Lamentably, no progress has been made in thwarting racism's evil twin
— reverse racism.
Almost two generations after the
Civil War ended, the Supreme Court ruled in Plessy v. Ferguson in
1896 that state laws mandating racial segregation in public
facilities were constitutional under the "separate but equal"
doctrine. The vote was not close, 7-1.
It took another half-century for
the court to overturn that doctrine. It took up Brown v. Board of
Education in the spring of 1953 but could not reach a decision. The
principal stumbling block was Chief Justice Fred Vinson. But in
September 1953, Vinson died and was succeeded by Earl Warren.
In 1954, almost a century after the
Civil War, the court ruled 9-0 that state laws establishing separate
educational facilities for black and white children were
unconstitutional. Such schools, the court reasoned, were inherently
unequal.
It had taken the court nearly 100
years to stumble into the truth. Now that's a lagging indicator.
Last Tuesday, the court handed down
its decision in Schuette v. Coalition to Defend Affirmative Action.
By a vote of 6-2, it upheld the state of Michigan's approval of
Proposal 2, which had been approved by 58 percent of the state's
voters in 2006. Proposal 2 prohibited Michigan's public colleges and
universities from granting preferential admissions treatment to
individuals based upon race. The ruling may also apply to the
awarding of public contracts and to hiring policies of state and
local employees.
Although there were several
concurring opinions, there is little doubt that the court has made
clear that voters have the power and the authority to ban affirmative
action.
But the controlling opinion of the
court, written by Justice Anthony Kennedy and joined by Justices John
Roberts and Samuel Alito, is also important for what it did not do.

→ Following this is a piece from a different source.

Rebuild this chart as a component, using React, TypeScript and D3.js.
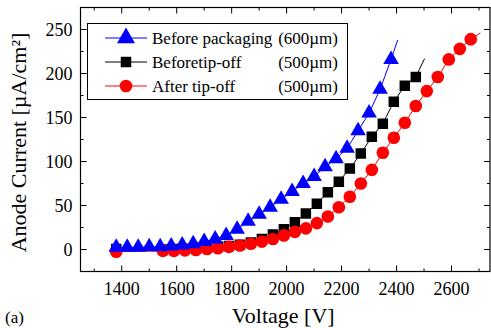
import * as d3 from "d3";

const voltBlue = d3.range(1380, 2381, 40);
const currBlue = [2.5, 2.5, 2.5, 3, 3, 4, 5, 6.5, 9, 12, 16, 23, 32, 40, 48, 57, 66, 75, 83, 94, 103, 115, 135, 155, 182, 216];
const voltBlack = [1380, ...d3.range(1550, 2471, 40)];
const currBlack = [0.5, 0, 0.5, 1, 1.5, 2, 3, 4, 5.5, 8, 12, 17, 23, 31, 41, 52, 65, 77, 92, 109, 128, 143, 168, 186, 196];
const voltRed = [1380, ...d3.range(1550, 2671, 40)];
const currRed = [-2.5, -1.5, -1.5, -1, -0.5, 0.5, 1.5, 3, 4.5, 6.5, 9, 12, 16, 20, 24, 30, 37.5, 48, 60, 75, 90.5, 110, 127, 144, 163, 180, 196, 216, 228, 239];
// fitted curves run a little past the last measured point
const tailBlue: [number, number] = [2404, 238];
const tailBlack: [number, number] = [2502, 217];
const tailRed: [number, number] = [2705, 246];

const xMajor = d3.range(1400, 2601, 200);
const xMinor = d3.range(1300, 2701, 100);
const yMajor = d3.range(0, 251, 50);
const yMinor = d3.range(-25, 276, 25);

const legendLabels = ["Before packaging", "Beforetip-off", "After tip-off"];
const legendSizes = ["(600\u00b5m)", "(500\u00b5m)", "(500\u00b5m)"];
const yTitle = "Anode Current [\u00b5A/cm\u00b2]";

export default function App() {
  const W = 491;
  const H = 328;
  const mg = { top: 7.5, right: 1, bottom: 56.5, left: 80.5 };
  const x = d3.scaleLinear([1250, 2740], [mg.left, W - mg.right]);
  const y = d3.scaleLinear([-25, 275], [H - mg.bottom, mg.top]);
  const font = "'Liberation Serif', 'Times New Roman', serif";

  const series = [
    { v: voltBlack, c: currBlack, tail: tailBlack, color: "#000000", shape: d3.symbolSquare, size: 110 },
    { v: voltRed, c: currRed, tail: tailRed, color: "#ff0000", shape: d3.symbolCircle, size: 125 },
    { v: voltBlue, c: currBlue, tail: tailBlue, color: "#0000ff", shape: d3.symbolTriangle, size: 105 },
  ];
  const legendOrder = [series[2], series[0], series[1]];

  const line = d3
    .line<[number, number]>()
    .x((d) => x(d[0]))
    .y((d) => y(d[1]));

  const x0 = mg.left;
  const x1 = W - mg.right;
  const y0 = H - mg.bottom;
  const y1 = mg.top;

  return (
    <svg
      width={W}
      height={H}
      style={{ position: "absolute", left: 0, top: 0, background: "#fff" }}
      fontFamily={font}
    >
      <defs>
        <clipPath id="plotClip">
          <rect x={x0} y={y1} width={x1 - x0} height={y0 - y1} />
        </clipPath>
      </defs>

      {series.map((s, i) => {
        const pts: [number, number][] = s.v.map((v, j) => [v, s.c[j]]);
        return (
          <g key={i} clipPath="url(#plotClip)">
            <path d={line([...pts, s.tail]) ?? ""} fill="none" stroke={s.color} strokeWidth={1} />
            {pts.map((p, j) => (
              <path
                key={j}
                d={d3.symbol(s.shape, s.size)() ?? ""}
                transform={`translate(${x(p[0])},${y(p[1])})`}
                fill={s.color}
              />
            ))}
          </g>
        );
      })}

      {/* frame */}
      <rect x={x0} y={y1} width={x1 - x0} height={y0 - y1} fill="none" stroke="#000" strokeWidth={1.2} />

      {xMinor.map((t) => {
        const len = xMajor.includes(t) ? 6 : 3;
        return (
          <g key={t}>
            <line x1={x(t)} x2={x(t)} y1={y0} y2={y0 - len} stroke="#000" />
            <line x1={x(t)} x2={x(t)} y1={y1} y2={y1 + len} stroke="#000" />
          </g>
        );
      })}
      {yMinor
        .filter((t) => t > -25 && t < 275)
        .map((t) => {
          const len = yMajor.includes(t) ? 6 : 3;
          return (
            <g key={t}>
              <line x1={x0} x2={x0 + len} y1={y(t)} y2={y(t)} stroke="#000" />
              <line x1={x1} x2={x1 - len} y1={y(t)} y2={y(t)} stroke="#000" />
            </g>
          );
        })}

      {xMajor.map((t) => (
        <text key={t} x={x(t)} y={y0 + 23} fontSize={18} textAnchor="middle" fill="#000">
          {t}
        </text>
      ))}
      {yMajor.map((t) => (
        <text key={t} x={x0 - 8} y={y(t) + 6} fontSize={18} textAnchor="end" fill="#000">
          {t}
        </text>
      ))}

      <text x={(x0 + x1) / 2 - 2} y={H - 5} fontSize={22} textAnchor="middle" fill="#000">
        Voltage [V]
      </text>
      <text
        transform={`translate(26,${(y0 + y1) / 2 + 3}) rotate(-90)`}
        fontSize={22}
        textAnchor="middle"
        fill="#000"
      >
        {yTitle}
      </text>
      <text x={5} y={H - 5} fontSize={17} fill="#000">
        (a)
      </text>

      {/* legend */}
      <g transform="translate(87,23)">
        <rect x={0.5} y={0.5} width={260} height={76} fill="#fff" stroke="#000" strokeWidth={1} />
        {legendOrder.map((s, i) => {
          const ly = 15 + i * 24;
          return (
            <g key={i}>
              <line x1={18} x2={60} y1={ly} y2={ly} stroke={s.color} />
              <path
                d={d3.symbol(s.shape, s.shape === d3.symbolTriangle ? 140 : s.size)() ?? ""}
                transform={`translate(39,${ly})`}
                fill={s.color}
              />
              <text x={65} y={ly + 6} fontSize={17} fill="#000">
                {legendLabels[i]}
              </text>
              <text x={251} y={ly + 6} fontSize={17} textAnchor="end" fill="#000">
                {legendSizes[i]}
              </text>
            </g>
          );
        })}
      </g>
    </svg>
  );
}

Refusing to overturn prior precedents respecting race (1969, 1982 and
2003), Kennedy said, "The question here concerns not the
permissibility of race-conscious admissions policies under the
Constitution but whether, and in what manner, voters in the states
may choose to prohibit the consideration of racial preferences in
governmental decisions, in particular with respect to school
admissions."
Justices Antonin Scalia and
Clarence Thomas concurred with Kennedy's support for the ban approved
by Michigan voters, but they would have gone further and overruled
the prior precedents set by the court. Justice Stephen Breyer was the
sixth vote to uphold the Michigan ban, but his reasoning was far
narrower.
Kennedy's gambit of now you see it,
Michigan's ban is constitutional, but now you don't, the previous
precedents are unaffected, might have made sense if he had been able
to do what Earl Warren did in 1954, unify the court. But he didn't.
Justice Sonia Sotomayor, joined by
Justice Ruth Bader Ginsburg, wrote a blistering 58-page dissent that
thundered "race matters" no less than 11 times. Her dissent
would have had the court overturn the outcome of Michigan's approval
of Proposal 2 because she believes the election outcome was
influenced by racism.
Upon careful examination, her
rationale is not only fallacious, it's frightening. Proposal 2 banned
the use of race in college admissions. Justices Sotomayor and
Ginsburg turn Proposal 2 on its head and state that the courts have
the authority to overturn the Michigan election because they know its
outcome was racist. Their basis for that knowledge rests solely on
the fact that a large majority, 58 percent, of the voters supported
Proposal 2.
Their argument is reverse racism
run wild. It goes like this: If you don't agree with me, you're a
racist. Think of it this way: Had Mitt Romney won the election in
2012, and had Barack Obama gone to court and alleged that his defeat
was the result of racism, Justices Sotomayor and Ginsburg likely
would have voted to nullify the presidential election because "race
matters." It's madness!
The Supreme Court thinks of itself
as a leader. In fact, it's a laggard.